The U.S. military had little reaction to Monday's North Korean claim that it had conducted a nuclear test. But one senior official said it does not change existing contingency plans, and a Washington-based analyst says the main U.S. response will not be military.
The Secretary of the Army, Francis Harvey, told reporters Monday he wishes North Korea had not conducted the apparent nuclear test. But he said the move does not change anything for U.S. ground forces.
"It doesn't change the existing plans," said Secretary Harvey. "We have detailed plans. I don't think it changes the conventional deterrent, as far as the detailed plans go. We can't discuss war plans, but we have, as you can imagine, we have war plans for every contingency you can imagine. But, it's certainly a development that we wish wouldn't have happened, for sure."
Other senior defense officials declined to comment on the North Korean explosion. The commander of U.S. forces in Korea made a speech in Washington on Monday, but he did not mention the test, and he avoided reporters afterwards.
In the speech, General B.B. Bell did make a timely statement about the determination of U.S. forces to address all the threats they face around the world.
"There's no backing down here for GI Joe [the American soldier]," said General Bell. "The stakes are too great, the consequences of failure too catastrophic."
In the past, U.S. officials, including Defense Secretary Donald Rumsfeld, have expressed concern about the possibility that North Korea could become a nuclear power. But officials and experts also point out that there is a difference between being able to create a nuclear explosion, and being able to put a nuclear weapon on a missile that could deliver it, accurately, to a target.
Many U.S. experts believe North Korea is at least a year away from being able to do that, perhaps much more. But last year, the head of the Defense Intelligence Agency told the congress he believed North Korea already had the ability to launch a nuclear armed missile at that time. That was a year before North Korea's series of missile tests in July.
Analyst Michael O'Hanlon, of Brookings Institution, says the North Korean explosion Monday creates more of a diplomatic opening for the United States than a military one.

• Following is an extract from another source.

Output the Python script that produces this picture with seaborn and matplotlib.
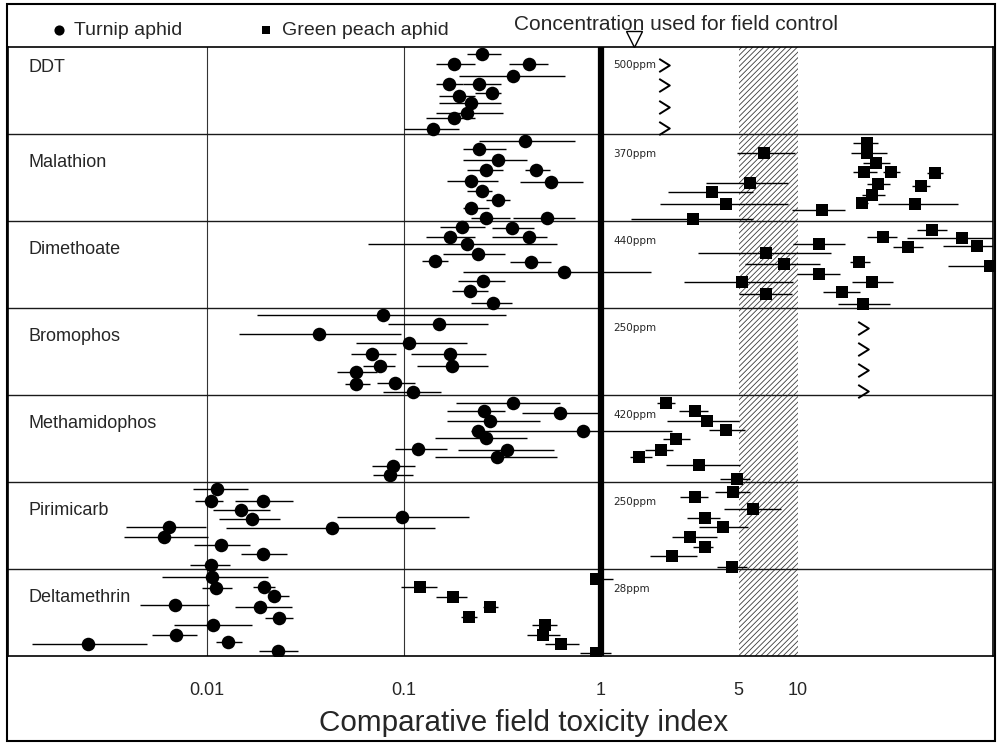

"The U.S. military response can not be the central element here, because it just makes no sense to go out and destroy a North Korean test site since they could always build another," said Michael O'Hanlon. "And we don't know where their nuclear weapons are, so therefore we can't really attack them. So I think there's an entirely distinct possibility of some kind of symbolic or stabilizing response, adding a few hundred more American troops or a couple more Patriot defense batteries or what have you. But I think the core of our approach has to be to try to convince South Korea and China to get tougher economically and diplomatically with the North."
O'Hanlon also believes North Korea does not intend to use, or even sell, its apparent new capability, but rather to use it for diplomatic leverage.
"I think what they're really trying to do in all likelihood is create a new bargaining chip in their arsenal, in their diplomatic arsenal," he said. "The military benefit, or potential military benefit, the potential sale of nuclear material that they also now have open to them, these are much less likely to be real choices the North Koreans would take."
Meanwhile, the U.S. Pacific Command in Hawaii is not commenting on any additional security measures it might be taking. In August, a senior U.S. Air Force officer in charge of long-range bombers based on the Pacific island of Guam said North Korea is part of the usual set of potential targets his forces train to attack. The officer said there was no need to increase his troops' level of readiness after July's missile tests because his bombers are already ready to hit North Korea, or any other target in their range, on a moment's notice.